It may only a few weeks into the new decade but I’m a-gonna hop on the “top 10″ list trend and do so for the front part instead of at the end. Who knew there would be so much going on already? I know, I know, some of these aren’t exactly “new” or necessarily “news.” But hey. It’s MY column.
1. New York authorities denying the homeless a chance at designer labels.
What? Yes, believe it. There was a time when even the poor could get a shot at donning faux designer clothes — for FREE, even! According to the NYTimes, the common practice was to donate confiscated counterfeit clothing and footwear to local charities after “defacing” the designer parts of it. But now, no more. And they were still perfectly wearable and clothes, for god’s sake…
2. Anthony Discenza at Catharine Clark Gallery
His solo show that just opened last week, “Everything Will Probably Work Out OK,” is like Orson Welles meets Fragglerock meets Showgirls meets Stairway to Heaven. Go see it, and you’ll know what i mean. It gives your brain a mini-workout, in a good way.
3. The Future of San Francisco Transbay Terminal as designed by what seems to be the art directors from Gattaca and Battlestar Galactica (the new series, not the old one).
Sleek! Sexy! No trash! No children! No old people! Omg! Crazy, eh?
4. Lego Fallingwater.
And while we’re on the subject of visionary architecture: I may just have to cough up the $99 price tag for one of these babies. I’m a total sucker for do-it-yourself modernism. Can’t get enough? Try Lego Guggenheim, ‘natch. And while you’re at it you can view someone’s loving YouTube hommage video. Not quite as hi-tech as The Future of San Francisco but awesome in it’s own D.I.Y. kinda way.

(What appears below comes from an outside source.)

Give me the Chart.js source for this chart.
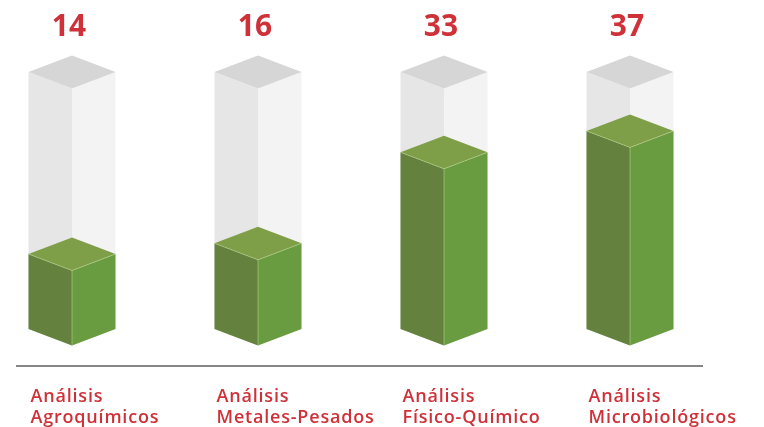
<!DOCTYPE html>
<html>
<head>
<meta charset="utf-8">
<script src="https://cdn.jsdelivr.net/npm/chart.js@4"></script>
<style>
  html, body { margin: 0; padding: 0; background: #ffffff; }
  #wrap { width: 764px; height: 427px; }
</style>
</head>
<body>
<div id="wrap"><canvas id="chart"></canvas></div>
<script>
// Number of analyses per laboratory area
const categories = [
  ['Análisis', 'Agroquímicos'],
  ['Análisis', 'Metales-Pesados'],
  ['Análisis', 'Físico-Químico'],
  ['Análisis', 'Microbiológicos']
];
const values = [14, 16, 33, 37];
const axisMax = 48;

// Isometric prism: front-left face, front-right face and top diamond
function drawPrism(ctx, cx, half, top, base, depth, colors, edge) {
  const l = cx - half, r = cx + half;
  ctx.fillStyle = colors.left;
  ctx.beginPath();
  ctx.moveTo(l, top); ctx.lineTo(cx, top + depth);
  ctx.lineTo(cx, base + depth); ctx.lineTo(l, base);
  ctx.closePath(); ctx.fill();

  ctx.fillStyle = colors.right;
  ctx.beginPath();
  ctx.moveTo(cx, top + depth); ctx.lineTo(r, top);
  ctx.lineTo(r, base); ctx.lineTo(cx, base + depth);
  ctx.closePath(); ctx.fill();

  ctx.fillStyle = colors.top;
  ctx.beginPath();
  ctx.moveTo(l, top); ctx.lineTo(cx, top - depth);
  ctx.lineTo(r, top); ctx.lineTo(cx, top + depth);
  ctx.closePath(); ctx.fill();

  if (edge) {
    ctx.strokeStyle = edge;
    ctx.lineWidth = 1;
    ctx.beginPath();
    ctx.moveTo(l, top); ctx.lineTo(cx, top + depth); ctx.lineTo(r, top);
    ctx.moveTo(cx, top + depth); ctx.lineTo(cx, base + depth);
    ctx.stroke();
  }
}

const cubePlugin = {
  id: 'cubes',
  afterDatasetsDraw(chart) {
    const ctx = chart.ctx;
    const yScale = chart.scales.y;
    const meta = chart.getDatasetMeta(0);
    const depth = 16.5;
    const grey = { left: '#e6e6e6', right: '#f3f3f3', top: '#d6d6d6' };
    const green = { left: '#64813d', right: '#699c40', top: '#7e9f47' };
    const fullTop = yScale.getPixelForValue(axisMax);

    ctx.save();
    meta.data.forEach((bar, i) => {
      const half = bar.width / 2;
      drawPrism(ctx, bar.x, half, fullTop, bar.base, depth, grey, null);
      drawPrism(ctx, bar.x, half, bar.y, bar.base, depth, green, 'rgba(190,215,150,0.55)');

      // value above the column
      ctx.fillStyle = '#cf3139';
      ctx.letterSpacing = '0px';
      ctx.font = 'bold 30px "Open Sans", sans-serif';
      ctx.textAlign = 'center';
      ctx.textBaseline = 'alphabetic';
      ctx.fillText(String(values[i]), bar.x - 3, 36);

      // category name below the baseline
      ctx.font = '600 18px "Open Sans", sans-serif';
      ctx.letterSpacing = '0.8px';
      ctx.textAlign = 'left';
      const lines = categories[i];
      lines.forEach((t, k) => {
        ctx.fillText(t, bar.x - half + 2, 402 + k * 21);
      });
    });

    // baseline rule
    const ruleY = yScale.getPixelForValue(0) + 37;
    ctx.strokeStyle = '#5e5e5e';
    ctx.lineWidth = 1.6;
    ctx.beginPath();
    ctx.moveTo(16, ruleY);
    ctx.lineTo(703, ruleY);
    ctx.stroke();
    ctx.restore();
  }
};

new Chart(document.getElementById('chart'), {
  type: 'bar',
  data: {
    labels: categories,
    datasets: [{
      data: values,
      backgroundColor: 'rgba(0,0,0,0)',
      borderWidth: 0,
      barThickness: 87
    }]
  },
  options: {
    responsive: true,
    maintainAspectRatio: false,
    animation: false,
    layout: { padding: { left: 72, right: 134, top: 72, bottom: 98 } },
    plugins: { legend: { display: false }, tooltip: { enabled: false } },
    scales: {
      x: { display: false, offset: false },
      y: { display: false, min: 0, max: axisMax }
    }
  },
  plugins: [cubePlugin]
});
</script>
</body>
</html>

In the very near future vampires have taken over the world and humans are a dying species. It also looks a hell of a lot like Bladerunner, fashion-wise. While this Aussie flick featuring Ethan Hawke does have it’s flaws, I would watch it again just for the slow-motion-vampire-army-orgy scene near the end. (Ooops, spoiler alert!) Not to mention that it’s a thinly-veiled critique on class divides and capitalism, fer real. And yeah, Ethan is still easy on the eyes, vampire boy or not.
6. S.C.R.A.P. (Scroungers’ Center for Reusable Art Parts)
Run by a wizened woman with the cutest French accent, this “scrappy” non-profit material re-use center sits in a back alley area of Bayview, nestled between industrial supply houses and lumber yards. Here you can find bolts of fabric, trims, papers, plastic gew-gaws, wood moulding, etc etc etc. Whatever gets donated to this place as surplus winds up on the store floor for your next art project. SCRAP has saved my pocketbook so many times I couldn’t even begin to count. CHEAP CHEAP CHEAP! DEAL DEAL DEAL! I was just there today and scored a bagful of art materials for an upcoming show for way less than what i would have paid if i bought them new. I <3 U! If this place ever shuts down, i’ll join in the riot.
Not sure yet if this is “good” or “bad” but it’s interesting, for sure. Good to know he had to shutter his gallery to move to the helm because of that pesky conflict of interest thing. I wonder how painful that is for his artists, however. Does that mean they’ll get more shows at the museum now? Hmmmmm.
8. Colma, The Musical
Although this funny little local gem of an indie film came out a few years ago, it’s taken me this long to finally watch it. Shot in that nether-world city-of-the-dead south of San Francisco otherwise known as Colma, it brought back for me brutally hilarious memories of what it was like to grow up on the fringes of the Big City (which I did). Consciously D.I.Y., Colma, The Musical wears it’s low-budget badge on it’s sleeve and delivers originality and fun. And who can argue with a movie that shows Serramonte Shopping Center within the first five minutes? Ah, local director makes good.
9. Facebook’s new “unlike” button
I hear it’s real but i haven’t installed it yet. Thank god, because i hated that my only option was to be terminally chipper and like everything. I’m glad the higher-ups have realized that there is much to unlike and the world is complicated.
Tongue-in-cheek Asian-themed cultural commentary blog from two witty gals who i’d love to share a cocktail with someday. Can you imagine the banter? God, what a party! Check out their dictionary, which carries such words as:
Gongbang: An assault on the ears of gonging sounds that occurs in movies and television whenever someone of something Asian appears on the screen. Example, Long Duk Dong in Sixteen Candles.
Mistasian Identity: Mistaking one of us for another; a result of believing we all look alike.
Panda-ring: Pandering to our people.
“You’re a disgrace. To the race.” Yeah!